Georgia Tech online Master’s in Computer Science

About 2.5 years ago I wrote about a talk by Charles Isbell, one of my grad school classmates who is now at Georgia Tech, describing an online Master’s in Computer Science program. Today’s New York Times has a story on the same subject. Could it be that a crack in the edifice of high-priced higher education is developing? I wonder if people will look back 50 years from now and say that it was Georgia Tech that brought everything down.

6 thoughts on “Georgia Tech online Master’s in Computer Science

  1. Education is changing dramatically. But isn’t it accurate to say that MIT has gone further and earlier in pushing content out? (I guess they stopped short of a degree).

  2. Tim: Throwing text and video “over the wall” (virtually) of a university is only loosely related to coming up with a practical way for a student to earn a degree (with supervision, assistance, and evaluation). MIT did the easy stuff of taking content that was already mostly available in digital form and putting it onto a web server.

  3. Everyone offers online CS degrees, nowadays. They’re horribly implemented, adhering to the traditional lecture format. They provide recorded lectures from a single course given years ago yet charge the same amount as if they gave the lectures every year. The materials from the past course are provided 1 week at a time. They could provide all the materials for the past course at once & let students work at their own pace. All the content is available from better sources for free, so you end up skipping the lecture videos you paid for & watching the foremost expert’s lecture on youtube. The only value is saying you passed a test given by a certain university. Helas, evolution will be slow as long as H-Rod keeps blasting money at higher priced education.

  4. The best paper text book on any subject is the way to go in my experience. Do all the exercises and check your answers.

    I don’t know why the College Board doesn’t start expanding out tests to very specific subject matter at a professional level. Can Do Linear Algebra, Gets Algorithm Analysis, Understands Lexers/Parsers/Generators. Let’s say that’s three tests that cost $120 each, conducted at a site as with the GRE et al.

    What is the point of many undergrad and masters level degrees when the relevant hard technical skills can easily and cheaply be assessed by test?
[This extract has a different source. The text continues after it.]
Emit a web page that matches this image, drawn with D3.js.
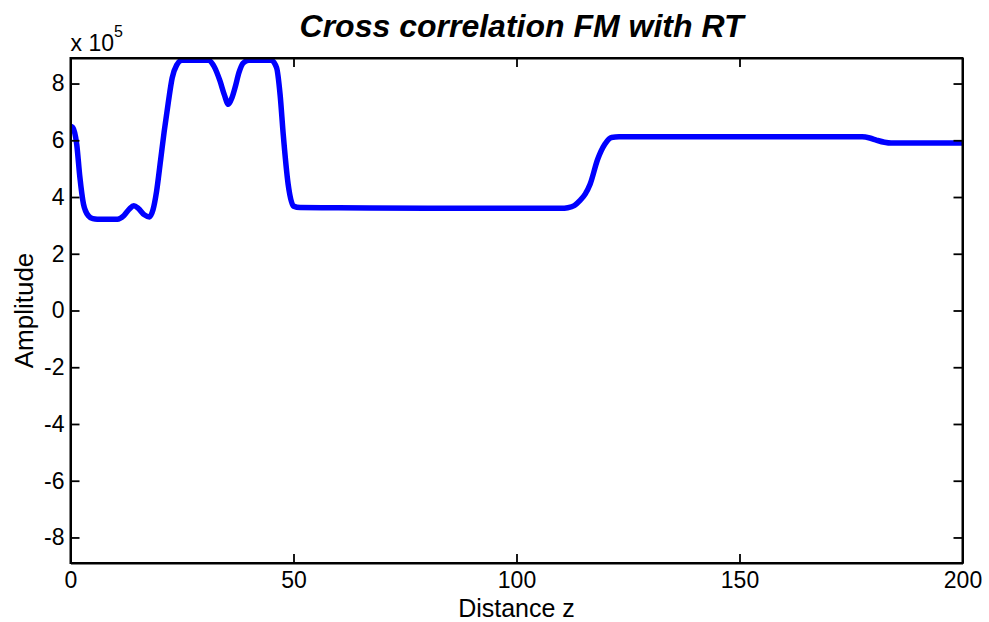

  5. The biggest benefit to my attending a top engg school was interacting with other high-performance people. Going from a top student in a very mediocre high-school to a mediocre student in a top university challenged me and pushed me in ways that an online school never could. I had to adopt much better habits and develop a much stronger work ethic to end in up the top third of a class where pretty much everyone was an actual genius.